> Your instructions: Restate each line of the listing exactly, without carrying over any pictures.

> Data block:
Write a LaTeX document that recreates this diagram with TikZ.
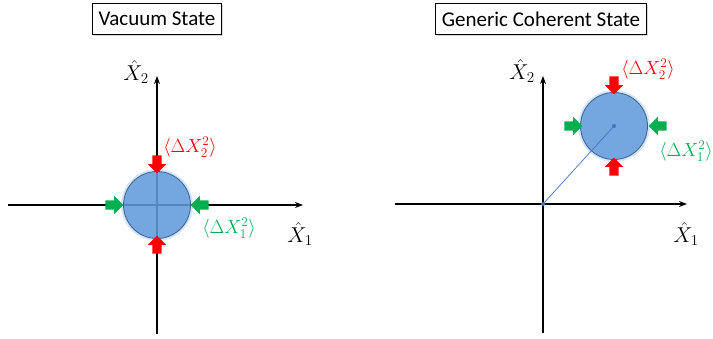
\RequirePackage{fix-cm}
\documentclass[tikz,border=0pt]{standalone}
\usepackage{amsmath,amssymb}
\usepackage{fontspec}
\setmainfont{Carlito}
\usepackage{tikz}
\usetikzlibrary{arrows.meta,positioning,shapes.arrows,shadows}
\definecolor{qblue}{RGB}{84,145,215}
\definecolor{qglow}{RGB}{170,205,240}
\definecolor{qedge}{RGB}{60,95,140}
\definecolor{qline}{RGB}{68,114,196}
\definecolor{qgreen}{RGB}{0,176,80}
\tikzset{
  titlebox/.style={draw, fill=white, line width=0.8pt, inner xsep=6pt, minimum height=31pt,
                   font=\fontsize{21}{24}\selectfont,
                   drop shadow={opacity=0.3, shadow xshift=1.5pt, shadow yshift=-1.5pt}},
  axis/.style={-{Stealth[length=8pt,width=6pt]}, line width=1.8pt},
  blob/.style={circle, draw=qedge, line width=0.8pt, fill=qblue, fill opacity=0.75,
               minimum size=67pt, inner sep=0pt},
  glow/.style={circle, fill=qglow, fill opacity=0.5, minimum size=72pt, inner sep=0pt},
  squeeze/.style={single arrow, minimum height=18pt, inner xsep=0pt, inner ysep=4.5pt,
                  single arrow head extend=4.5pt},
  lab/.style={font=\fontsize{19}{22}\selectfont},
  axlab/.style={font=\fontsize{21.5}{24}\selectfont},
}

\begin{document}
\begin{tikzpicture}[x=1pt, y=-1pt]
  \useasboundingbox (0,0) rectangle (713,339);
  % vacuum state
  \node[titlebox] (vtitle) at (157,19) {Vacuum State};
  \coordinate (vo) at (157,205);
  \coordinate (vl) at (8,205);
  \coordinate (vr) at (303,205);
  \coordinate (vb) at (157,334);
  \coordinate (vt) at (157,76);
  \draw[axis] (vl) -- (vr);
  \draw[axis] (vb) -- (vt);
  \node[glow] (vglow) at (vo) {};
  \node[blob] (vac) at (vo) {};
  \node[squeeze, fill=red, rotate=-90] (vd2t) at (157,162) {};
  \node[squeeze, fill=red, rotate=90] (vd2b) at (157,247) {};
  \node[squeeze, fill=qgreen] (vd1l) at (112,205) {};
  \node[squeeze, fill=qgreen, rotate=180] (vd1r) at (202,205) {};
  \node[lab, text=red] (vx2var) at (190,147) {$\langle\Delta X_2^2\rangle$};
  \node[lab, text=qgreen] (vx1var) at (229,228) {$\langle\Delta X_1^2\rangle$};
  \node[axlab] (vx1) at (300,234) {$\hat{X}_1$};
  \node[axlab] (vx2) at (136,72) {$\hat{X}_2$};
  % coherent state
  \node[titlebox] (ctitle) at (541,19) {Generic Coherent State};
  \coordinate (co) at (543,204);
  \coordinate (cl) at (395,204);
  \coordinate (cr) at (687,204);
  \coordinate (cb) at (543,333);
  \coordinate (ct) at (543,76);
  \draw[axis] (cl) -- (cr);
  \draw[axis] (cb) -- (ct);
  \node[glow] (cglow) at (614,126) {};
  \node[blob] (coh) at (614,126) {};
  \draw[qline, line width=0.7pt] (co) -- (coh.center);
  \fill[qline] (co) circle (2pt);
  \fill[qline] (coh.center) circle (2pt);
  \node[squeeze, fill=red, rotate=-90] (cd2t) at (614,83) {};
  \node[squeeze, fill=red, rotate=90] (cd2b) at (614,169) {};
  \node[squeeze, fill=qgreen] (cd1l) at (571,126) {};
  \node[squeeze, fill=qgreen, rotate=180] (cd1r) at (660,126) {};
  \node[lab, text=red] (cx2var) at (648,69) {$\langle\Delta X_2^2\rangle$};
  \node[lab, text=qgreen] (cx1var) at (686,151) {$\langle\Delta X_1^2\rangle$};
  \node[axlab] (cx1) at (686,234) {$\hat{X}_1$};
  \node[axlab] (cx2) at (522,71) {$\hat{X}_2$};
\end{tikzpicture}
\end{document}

> Answer to the problem:
Write a LaTeX document that recreates this diagram with TikZ.
\RequirePackage{fix-cm}
\documentclass[tikz,border=0pt]{standalone}
\usepackage{amsmath,amssymb}
\usepackage{fontspec}
\setmainfont{Carlito}
\usepackage{tikz}
\usetikzlibrary{arrows.meta,positioning,shapes.arrows,shadows}
\definecolor{qblue}{RGB}{84,145,215}
\definecolor{qglow}{RGB}{170,205,240}
\definecolor{qedge}{RGB}{60,95,140}
\definecolor{qline}{RGB}{68,114,196}
\definecolor{qgreen}{RGB}{0,176,80}
\tikzset{
  titlebox/.style={draw, fill=white, line width=0.8pt, inner xsep=6pt, minimum height=31pt,
                   font=\fontsize{21}{24}\selectfont,
                   drop shadow={opacity=0.3, shadow xshift=1.5pt, shadow yshift=-1.5pt}},
  axis/.style={-{Stealth[length=8pt,width=6pt]}, line width=1.8pt},
  blob/.style={circle, draw=qedge, line width=0.8pt, fill=qblue, fill opacity=0.75,
               minimum size=67pt, inner sep=0pt},
  glow/.style={circle, fill=qglow, fill opacity=0.5, minimum size=72pt, inner sep=0pt},
  squeeze/.style={single arrow, minimum height=18pt, inner xsep=0pt, inner ysep=4.5pt,
                  single arrow head extend=4.5pt},
  lab/.style={font=\fontsize{19}{22}\selectfont},
  axlab/.style={font=\fontsize{21.5}{24}\selectfont},
}

\begin{document}
\begin{tikzpicture}[x=1pt, y=-1pt]
  \useasboundingbox (0,0) rectangle (713,339);
  % vacuum state
  \node[titlebox] (vtitle) at (157,19) {Vacuum State};
  \coordinate (vo) at (157,205);
  \coordinate (vl) at (8,205);
  \coordinate (vr) at (303,205);
  \coordinate (vb) at (157,334);
  \coordinate (vt) at (157,76);
  \draw[axis] (vl) -- (vr);
  \draw[axis] (vb) -- (vt);
  \node[glow] (vglow) at (vo) {};
  \node[blob] (vac) at (vo) {};
  \node[squeeze, fill=red, rotate=-90] (vd2t) at (157,162) {};
  \node[squeeze, fill=red, rotate=90] (vd2b) at (157,247) {};
  \node[squeeze, fill=qgreen] (vd1l) at (112,205) {};
  \node[squeeze, fill=qgreen, rotate=180] (vd1r) at (202,205) {};
  \node[lab, text=red] (vx2var) at (190,147) {$\langle\Delta X_2^2\rangle$};
  \node[lab, text=qgreen] (vx1var) at (229,228) {$\langle\Delta X_1^2\rangle$};
  \node[axlab] (vx1) at (300,234) {$\hat{X}_1$};
  \node[axlab] (vx2) at (136,72) {$\hat{X}_2$};
  % coherent state
  \node[titlebox] (ctitle) at (541,19) {Generic Coherent State};
  \coordinate (co) at (543,204);
  \coordinate (cl) at (395,204);
  \coordinate (cr) at (687,204);
  \coordinate (cb) at (543,333);
  \coordinate (ct) at (543,76);
  \draw[axis] (cl) -- (cr);
  \draw[axis] (cb) -- (ct);
  \node[glow] (cglow) at (614,126) {};
  \node[blob] (coh) at (614,126) {};
  \draw[qline, line width=0.7pt] (co) -- (coh.center);
  \fill[qline] (co) circle (2pt);
  \fill[qline] (coh.center) circle (2pt);
  \node[squeeze, fill=red, rotate=-90] (cd2t) at (614,83) {};
  \node[squeeze, fill=red, rotate=90] (cd2b) at (614,169) {};
  \node[squeeze, fill=qgreen] (cd1l) at (571,126) {};
  \node[squeeze, fill=qgreen, rotate=180] (cd1r) at (660,126) {};
  \node[lab, text=red] (cx2var) at (648,69) {$\langle\Delta X_2^2\rangle$};
  \node[lab, text=qgreen] (cx1var) at (686,151) {$\langle\Delta X_1^2\rangle$};
  \node[axlab] (cx1) at (686,234) {$\hat{X}_1$};
  \node[axlab] (cx2) at (522,71) {$\hat{X}_2$};
\end{tikzpicture}
\end{document}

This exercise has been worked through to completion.